Home / _HOME SLIDER / Film on Germany’s colonial past in Togo premieres
Kamina. An open-air screening is being prepared at the site of the former Telefunken intercontinental radio station/Photo: © Les Films de l’œil sauvage, maxim, UGP, rbb, Vosges TV

Film on Germany’s colonial past in Togo premieres

Many in Togo still romanticize the German colonial era. Could this be because it ended earlier than the British and French periods?

A monument to German-Togolese friendship still exists and portraits of German colonial governors still adorn school buildings. And every year in November, on Remembrance Day, Germans who died in Togo are remembered and honoured.

There are seven German cemeteries in Togo and the ceremony takes place at a different one each year. “I am proud that there are still so many German cemeteries in Togo,” the German ambassador said at the 2022 commemoration ceremony – and he was not being ironic.

In his documentary ‘Togoland Projektionen’ (Togoland Projections), Jürgen Ellinghaus follows in the footsteps of film director Hans Schomburgk, who travelled to the former German colony of Togoland at the beginning of the last century to capture “exotic images of wild natives” and animals for a German audience. In addition to footage for the feature film ‘Eine Weiße unter Kannibalen’ (‘A white woman among cannibals’), he also filmed documentaries showing the brutality of German colonial rule.

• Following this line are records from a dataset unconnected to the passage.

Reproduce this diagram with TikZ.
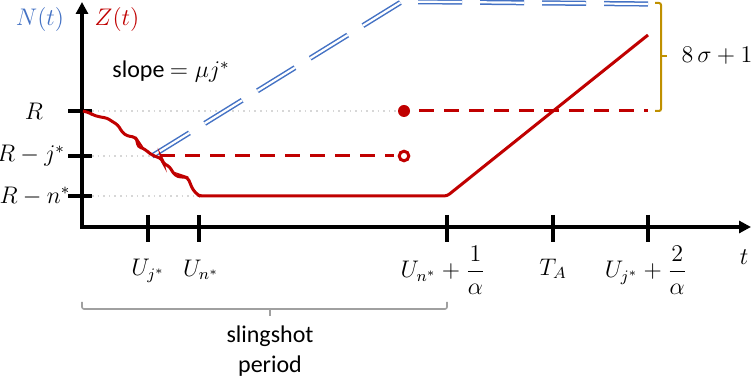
\documentclass[tikz,border=0pt]{standalone}
\usepackage{fontspec}
\setmainfont{Carlito}
\usepackage{mathtools}
\usetikzlibrary{arrows.meta}
\definecolor{zred}{RGB}{192,0,0}
\definecolor{nblue}{RGB}{68,114,196}
\definecolor{bracegold}{RGB}{191,144,0}
\definecolor{guidegray}{RGB}{215,215,215}
\definecolor{bracegray}{RGB}{160,160,160}
\begin{document}
\begin{tikzpicture}[x=0.5pt,y=-0.5pt,font=\fontsize{12}{15}\selectfont,
	axis/.style={line width=2pt,-{Triangle[length=6pt,width=6pt]}},
	tickmark/.style={line width=2pt},
	zline/.style={color=zred,line width=1.5pt},
	zdash/.style={zline,dash pattern=on 7.5pt off 5pt},
	nline/.style={draw=nblue,double=white,line width=0.75pt,double distance=1.1pt,dash pattern=on 22pt off 9pt},
	guide/.style={color=guidegray,dotted,line width=0.8pt}]
	\useasboundingbox (0,0) rectangle (753,383);
	% dotted guides from the vertical axis
	\draw[guide] (92,111) -- (396,111);
	\draw[guide] (92,156) -- (150,156);
	\draw[guide] (92,196) -- (198,196);
	% axes and ticks
	\draw[axis] (82,229) -- (82,2);
	\draw[axis] (80,227) -- (751,227);
	\foreach \y in {111,156,196} {
		\draw[tickmark] (68,\y) -- (92,\y);
	}
	\foreach \x in {148,199,447,553,648} {
		\draw[tickmark] (\x,215) -- (\x,242);
	}
	% N(t): double dashed line
	\draw[nline] (152,156) -- (402,1.5) -- (648,4);
	% Z(t): staircase, flat part, linear growth
	\draw[zline,rounded corners=1.5pt] (83,111) -- (90,113) -- (93,115) -- (100,117) -- (107,118) -- (113,122)
		-- (118,125) -- (122,132) -- (127,136) -- (135,137) -- (137,140) -- (138,147) -- (143,148)
		-- (148,152) -- (152,155) -- (157,157) -- (162,159) -- (163,163) -- (170,167) -- (173,173)
		-- (178,177) -- (185,177) -- (188,178) -- (190,183) -- (193,190) -- (198,195) -- (200,196)
		-- (447,196) -- (648,35);
	\draw[zdash] (160,156) -- (394,156);
	\draw[zdash] (419,111) -- (648,111);
	\draw[zline,fill=white] (404,156) circle (2.4pt);
	\fill[color=zred] (404,111) circle (3pt);
	% braces
	\draw[color=bracegold,line width=1pt,rounded corners=1pt] (655,3) -| (661,111) -- (655,111);
	\draw[color=bracegold,line width=1pt] (661,56) -- (667,56);
	\draw[color=bracegray,line width=0.8pt,rounded corners=1pt] (82,302) |- (447,309) -- (447,302);
	\draw[color=bracegray,line width=0.8pt] (270,309) -- (270,316);
	% labels
	\node[color=nblue] (labN) at (40,20) {$N(t)$};
	\node[color=zred] (labZ) at (117,20) {$Z(t)$};
	\node (labSlope) at (171,72) {slope $=\mu j^{*}$};
	\node (labR) at (34,111) {$R$};
	\node (labRj) at (31,156) {$R-j^{*}$};
	\node (labRn) at (35,196) {$R-n^{*}$};
	\node (labUj) at (148,271) {$U_{j^{*}}$};
	\node (labUn) at (201,270) {$U_{n^{*}}$};
	\node (labUa) at (443,270) {$U_{n^{*}}+\dfrac{1}{\alpha}$};
	\node (labTA) at (553,269) {$T_{A}$};
	\node (labUb) at (646,270) {$U_{j^{*}}+\dfrac{2}{\alpha}$};
	\node (labt) at (744,257) {$t$};
	\node (labSig) at (717,56) {$8\,\sigma+1$};
	\node[align=center] (labSling) at (270,351) {slingshot\\period};
\end{tikzpicture}
\end{document}
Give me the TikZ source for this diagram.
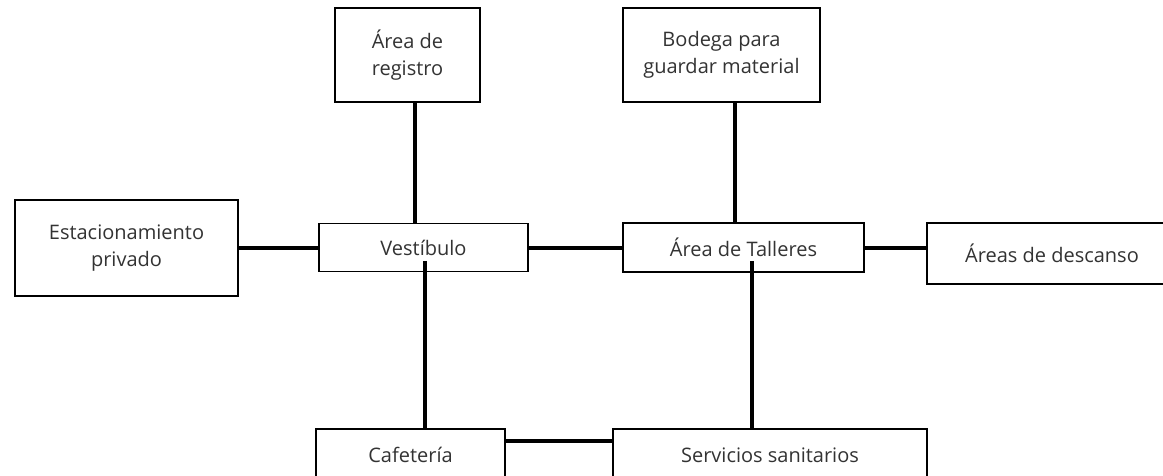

Over a century later, people in Togo see Schomburg’s footage for the first time and try to place it in the context of then and now. Older people remember the resistance of Ya Na Andandi, King of the Dagbon, who stood in the way of the colonizers and whose capital Yendi was razed to the ground by the German “protection” troops.

Over a century later, people in Togo see Schomburg’s footage for the first time and try to place it in the context of then and now /Photo: © Les Films de l’œil sauvage, maxim, UGP, rbb, Vosges TV

 

Quotes from diaries of the time and actress Meg Gehrts travelogue describe the full extent of the atrocities and the deep racism of the Germans. In one diary entry, a German officer describes how he ordered villages to be burned to the ground and how glad he was that no one had escaped, thanking God for this.

In the next sentence, he regrets only one thing: the death of his beloved dog, who died on the same night that the officer had murdered countless people.

The historical film clips are extremely painful to watch (trigger warning!) and it is therefore all the more astonishing how calmly the village audiences take in the scenes from the past – without hatred or even reproach towards the Germans.

If there is one prevailing sentiment, it is one of astonishment or incomprehension. Why did the Germans do such things? That is the question many in the audience ask. The only screening in which something like anger and criticism finally emerges is one held in Lomé for members of a student film club.

They feel that Schomburgk’s films should be shown in all schools in Togo to put history into the right perspective. A demand that should also apply to all German schools. Because there are still too many omissions in the narrative of this chapter of German history.

The “model colony” as Togoland was referred to, contributed a great deal to Germany’s prosperity and lost a great deal in the process. Every child in Togo and in Germany should be taught this.

‘Togoland Projektionen’ will be released on 11 November 2024 and will screen at selected cinemas countrywide.